Cronaca di un successo annunciato: l’ultimo appuntamento di “38° Parallelo. Tra libri e cantine”, domenica 18 alla Cantina Caruso&Minini, è stato il degno epilogo per una rassegna eno-letteraria ricca di incontri, confronti col territorio, interrogativi e riposte.
«Questo venticinquennale è l’anno giusto per porsi dei dubbi» sostiene il giornalista Piero Melati, ultimo ospite della manifestazione, dialogando con il direttore artistico Giuseppe Prode. L’Italia vive una profonda fase di stasi, non sa se e come il suo principale cancro - la mafia - si sia trasformato e ha necessariamente bisogno di cambiare metodo di indagine.
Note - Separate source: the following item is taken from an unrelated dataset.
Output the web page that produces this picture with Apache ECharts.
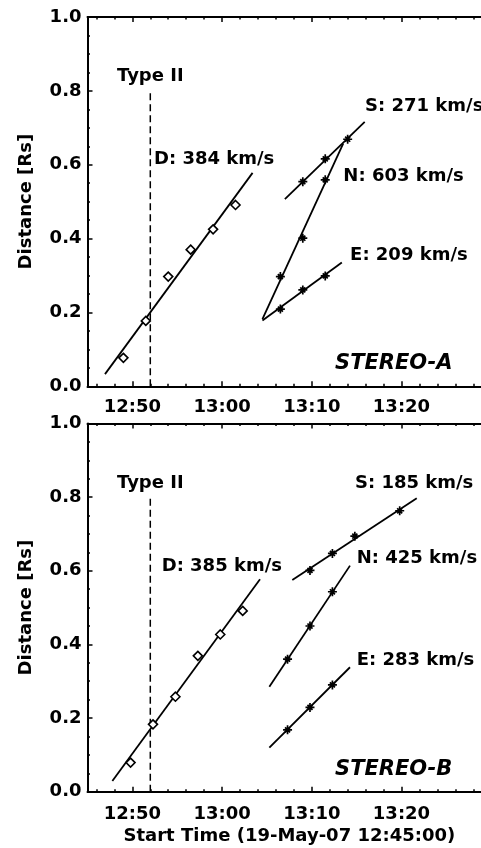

L’ultimo saggio di Melati Giorni di mafia, edito quest’anno per i tipi di Laterza, è un almanacco alternativo della storia del fenomeno mafioso: un racconto fatto di stragi e traffici di droga, sì, ma anche di libri, film, serie tv.
Per le pagine di Tp24 Piero Melati ha rilasciato una breve intervista:
Del venticinquennale delle stragi del '92 cosa resta? In questi anni, l'eco dell'eroismo dei pochi di allora oggi è riuscito a trasformarsi nel coraggio e nella coscienza dei più?
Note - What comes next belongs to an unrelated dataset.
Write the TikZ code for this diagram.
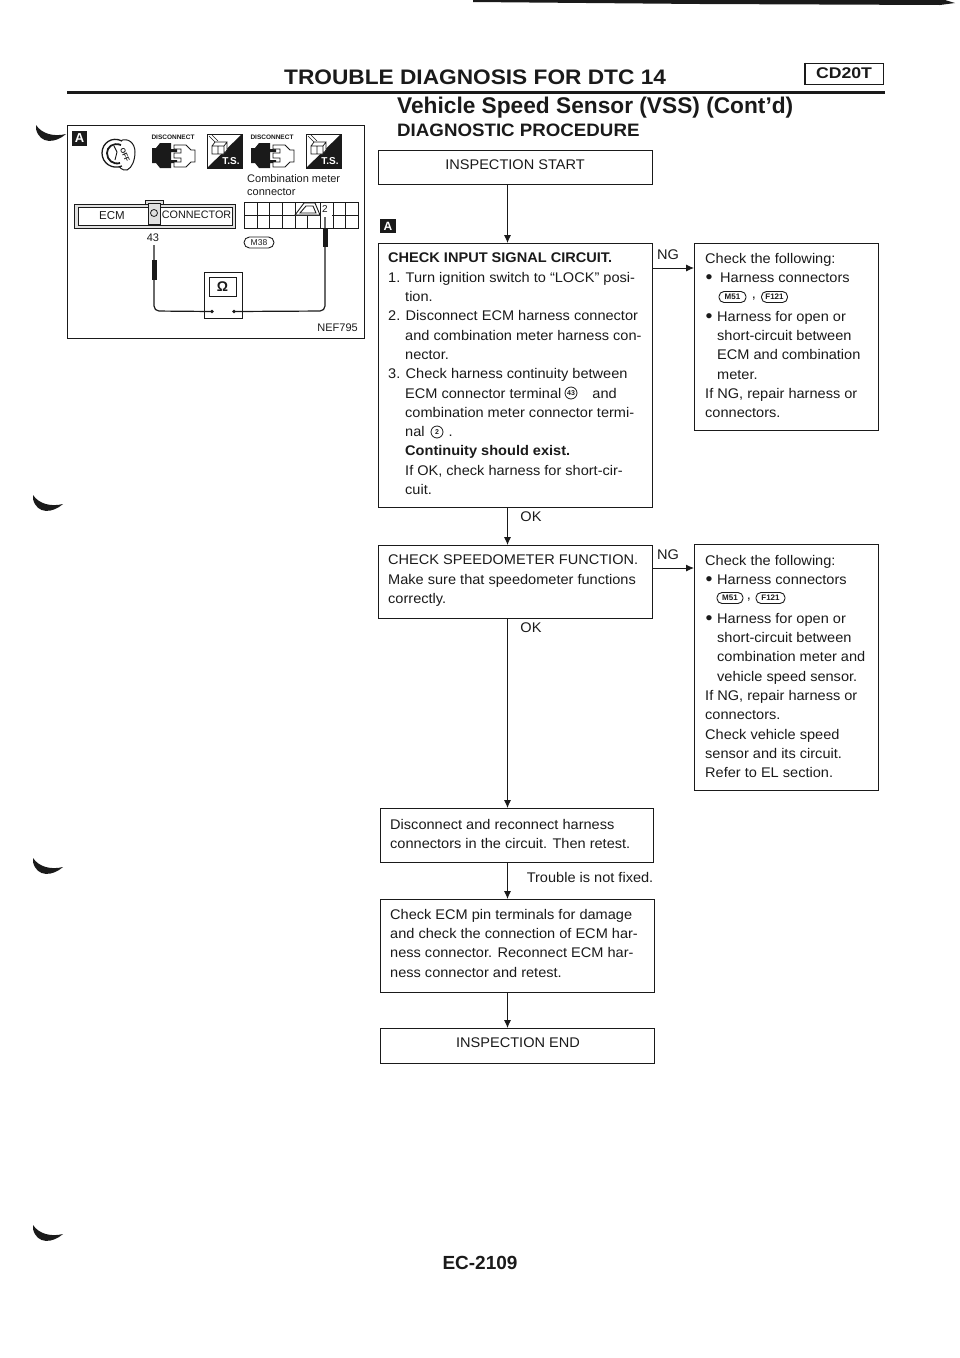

Molte cose sono cambiate. Altre smetteranno di cambiare se le generazioni nate dopo il 92 verranno allevate ad esercizi di retorica e a una memoria sterilizzata che smussa angoli e contraddizioni.
Nel suo libro Giorni di mafia capitoli segnati da cruciali date di cronaca nera o giudiziaria vengono affiancati a pagine dedicate a scrittori, registi, serie televisive. Da cosa è dettata questa scelta narrativa? E poi: a suo giudizio, qual è l'opera letteraria degli ultimi tempi che ha svelato l'anima nera della mafia con più lucidità?
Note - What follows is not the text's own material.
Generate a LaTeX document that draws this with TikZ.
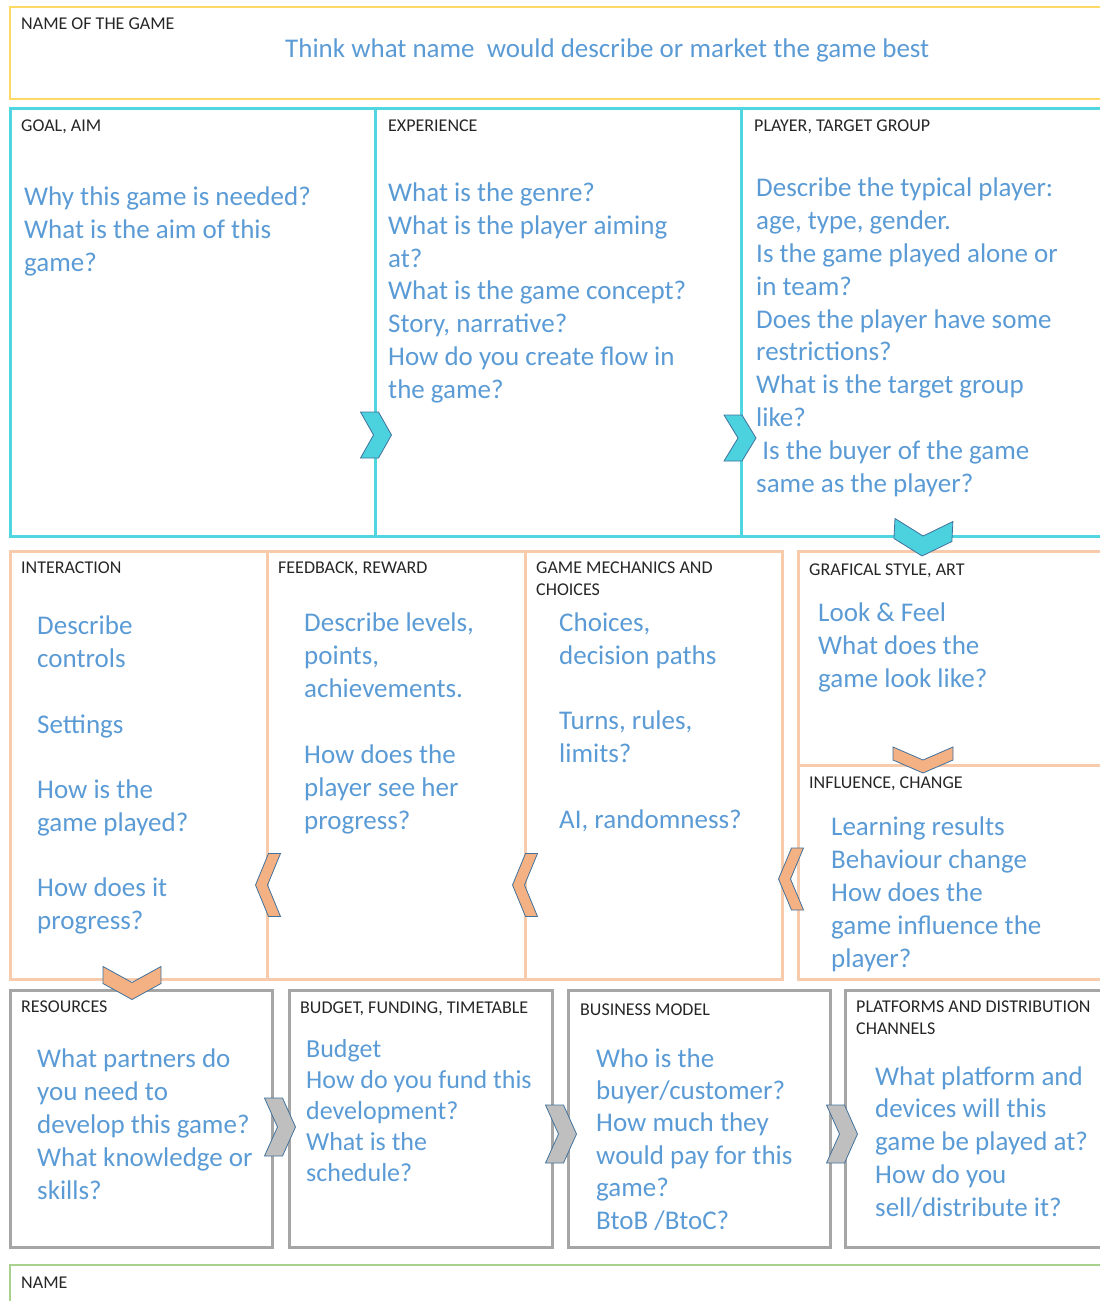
\documentclass[tikz,border=0pt]{standalone}
\usepackage{fontspec}
\setmainfont{Carlito}
\definecolor{qblue}{RGB}{91,155,213}
\definecolor{labelgray}{RGB}{38,38,38}
\definecolor{yellowline}{RGB}{255,217,102}
\definecolor{cyanline}{RGB}{80,214,224}
\definecolor{orangeline}{RGB}{248,203,173}
\definecolor{grayline}{RGB}{166,166,166}
\definecolor{greenline}{RGB}{169,209,142}
\definecolor{chevedge}{RGB}{65,113,156}
\definecolor{cyanfill}{RGB}{75,210,222}
\definecolor{orangefill}{RGB}{244,177,131}
\definecolor{grayfill}{RGB}{191,191,191}
% multi-line nodes are anchored at the baseline of their last line
\tikzset{
  lbl/.style={anchor=base west, inner sep=0pt, text=labelgray, align=left,
    font=\fontsize{18}{22}\selectfont},
  qtext/.style={anchor=base west, inner sep=0pt, text=qblue, align=left,
    font=\fontsize{27}{33}\selectfont},
  qsmall/.style={qtext, font=\fontsize{26}{30.8}\selectfont},
  chev/.style={draw=chevedge, line width=0.8pt, line join=miter},
  pics/chevron/.style n args={3}{code={%
    \path[pic actions] (-#1/2,-#2/2) -- (#1/2-#3,-#2/2) -- (#1/2,0)
      -- (#1/2-#3,#2/2) -- (-#1/2,#2/2) -- (-#1/2+#3,0) -- cycle;
  }},
}
\begin{document}
\begin{tikzpicture}[x=1pt,y=-1pt]
\useasboundingbox (0,0) rectangle (1100,1301);

% ---- frames ----
\draw[yellowline, line width=2pt] (10,7) rectangle (1112,99);
\draw[cyanline, line width=3pt] (10,108) rectangle (1112,536);
\draw[cyanline, line width=3pt] (375,108) -- (375,536) (741,108) -- (741,536);
\draw[orangeline, line width=3pt] (10,551) rectangle (267,979);
\draw[orangeline, line width=3pt] (267,551) rectangle (525,979);
\draw[orangeline, line width=3pt] (525,551) rectangle (782,979);
\draw[orangeline, line width=3pt] (798,551) rectangle (1112,765);
\draw[orangeline, line width=3pt] (798,765) rectangle (1112,979);
\draw[grayline, line width=3pt] (10,990) rectangle (272,1247);
\draw[grayline, line width=3pt] (289,990) rectangle (552,1247);
\draw[grayline, line width=3pt] (568,990) rectangle (830,1247);
\draw[grayline, line width=3pt] (845,990) rectangle (1112,1247);
\draw[greenline, line width=2pt] (10,1265) rectangle (1112,1320);

% ---- section labels ----
\node[lbl] (lname) at (21,29) {NAME OF THE GAME};
\node[lbl] (lgoal) at (21,131) {GOAL, AIM};
\node[lbl] (lexp) at (388,131) {EXPERIENCE};
\node[lbl] (lplayer) at (754,131) {PLAYER, TARGET GROUP};
\node[lbl] (linter) at (21,573) {INTERACTION};
\node[lbl] (lfeed) at (278,573) {FEEDBACK, REWARD};
\node[lbl] (lmech) at (536,595) {GAME MECHANICS AND\\CHOICES};
\node[lbl] (lart) at (809,575) {GRAFICAL STYLE, ART};
\node[lbl] (linfl) at (809,788) {INFLUENCE, CHANGE};
\node[lbl] (lres) at (21,1012) {RESOURCES};
\node[lbl] (lbudget) at (300,1013) {BUDGET, FUNDING, TIMETABLE};
\node[lbl] (lbiz) at (580,1015) {BUSINESS MODEL};
\node[lbl] (lplat) at (856,1034) {PLATFORMS AND DISTRIBUTION\\CHANNELS};
\node[lbl] (lbottom) at (21,1288) {NAME};

% ---- questions ----
\node[qtext] (tname) at (285,57) {Think what name\ \ would describe or market the game best};
\node[qtext] (tgoal) at (24,271) {Why this game is needed?\\What is the aim of this\\game?};
\node[qtext, font=\fontsize{27}{32.7}\selectfont] (texp) at (388,398) {What is the genre?\\What is the player aiming\\at?\\What is the game concept?\\Story, narrative?\\How do you create flow in\\the game?};
\node[qtext, font=\fontsize{27}{32.8}\selectfont] (tplayer) at (756,492) {Describe the typical player:\\age, type, gender.\\Is the game played alone or\\in team?\\Does the player have some\\restrictions?\\What is the target group\\like?\\\ Is the buyer of the game\\same as the player?};
\node[qtext] (tinter) at (37,929) {Describe\\controls\\[33pt]Settings\\[32pt]How is the\\game played?\\[32pt]How does it\\progress?};
\node[qtext] (tfeed) at (304,829) {Describe levels,\\points,\\achievements.\\[33pt]How does the\\player see her\\progress?};
\node[qtext] (tmech) at (559,828) {Choices,\\decision paths\\[32pt]Turns, rules,\\limits?\\[33pt]AI, randomness?};
\node[qtext] (tart) at (818,687) {Look \& Feel\\What does the\\game look like?};
\node[qtext] (tinfl) at (831,967) {Learning results\\Behaviour change\\How does the\\game influence the\\player?};
\node[qtext] (tres) at (37,1199) {What partners do\\you need to\\develop this game?\\What knowledge or\\skills?};
\node[qsmall] (tbudget) at (306,1181) {Budget\\How do you fund this\\development?\\What is the\\schedule?};
\node[qtext, font=\fontsize{27}{32.4}\selectfont] (tbiz) at (596,1229) {Who is the\\buyer/customer?\\How much they\\would pay for this\\game?\\BtoB /BtoC?};
\node[qtext, font=\fontsize{27}{32.7}\selectfont] (tplat) at (875,1216) {What platform and\\devices will this\\game be played at?\\How do you\\sell/distribute it?};

% ---- chevrons ----
\pic[chev, fill=cyanfill] (c1) at (376,435) {chevron={31}{46}{13}};
\pic[chev, fill=cyanfill] (c2) at (740,438) {chevron={32}{46}{14}};
\pic[chev, fill=cyanfill, rotate=-93] (c3) at (923,538) {chevron={36}{58}{16}};
\pic[chev, fill=orangefill, rotate=180] (o1) at (268,885) {chevron={25}{63}{13}};
\pic[chev, fill=orangefill, rotate=180] (o2) at (525,885) {chevron={25}{63}{13}};
\pic[chev, fill=orangefill, rotate=180] (o3) at (791,879) {chevron={25}{62}{13}};
\pic[chev, fill=orangefill, rotate=-90] (o4) at (923,760) {chevron={26}{60}{13}};
\pic[chev, fill=orangefill, rotate=-90] (o5) at (132,983) {chevron={33}{58}{16}};
\pic[chev, fill=grayfill] (g1) at (280,1127) {chevron={31}{58}{13}};
\pic[chev, fill=grayfill] (g2) at (561,1134) {chevron={31}{58}{13}};
\pic[chev, fill=grayfill] (g3) at (842,1134) {chevron={31}{58}{13}};
\end{tikzpicture}
\end{document}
Il giorno della civetta di Sciascia resta secondo me ancora oggi insuperato. Ho dato tanto spazio a scrittori, registi e serie TV perché penso che una materia come la mafia, per tanti versi inflazionata e resa esoterica dal linguaggio chiuso degli addetti ai lavori, cerchi oggi più che mai forme più alte e popolari di espressione. Per cui più che di libri usciti parlerei di sfida aperta: sapremo far compiere il salto a una materia che più che alle cronache nere somiglia di sua natura a una moderna tragedia greca?
Sempre fra le pagine di Giorni di mafia troviamo un capitolo su Pif. Lei scrive che il protagonista de La mafia uccide solo d'estate per raccontare il fenomeno criminale ha alleggerito i pesi, dando rappresentazione di una mafia «compatibile» con il nostro personale «romanzo di formazione». Che rischi comporta un'operazione di questo genere?
Convivere tutto sommato con la mafia, nel presente come nella memoria. Questo il rischio dell'operazione di alleggerimento. Non accettare quell'ironia un po' macabra e urticante che ebbero davvero i protagonisti di una stagione, e che oggi suona molto hard e noir, in favore di un più neutrale battutismo sentimentalista.
«Il rimedio ai problemi della Sicilia?» [...] «C’è». Ancora una pausa, più lunga. «L’aereo» (Leonardo Sciascia). Lei l'aereo lo vorrebbe prendere per sfuggire da questa terra irredimibile o trova che vi sia ancora possibile una speranza?
Io sono già fuggito da una terra irredimibile, in una stagione d'inferno come l'85-86. Sono perciò indubbiamente uno "scappato". Ma oggi ritengo che si debba tornare in Sicilia e battersi. Accettare finalmente quella che Sciascia chiamò la "corda pazza". Disse Novalis: dove si va? Sempre a casa.
Con Melati si conclude il ciclo di conversazioni che ha preso inizio giovedì 15 da Non c’è più la Sicilia di una volta (Laterza, 2017) di Gaetano Savatteri alla Cantina Barraco, seguito poi dall’incontro fra Tony Gentile e Salvatore Cusimano alle Cantine Florio (venerdì 16) e dalla riflessione sull’opera letteraria di Giacomo Di Girolamo alla Cantina sociale Birgi (sabato 17). La fine della rassegna ha già, però, negli occhi degli organizzatori un nuovo inizio. Giuseppe Prode, prima di salutare il pubblico, ha comunicato le date per il prossimo anno: “38° parallelo. Tra libri e cantine” torna nel 2018 dal 14 al 17 giugno. Ci aspettano memorie diverse. Nuovi approdi.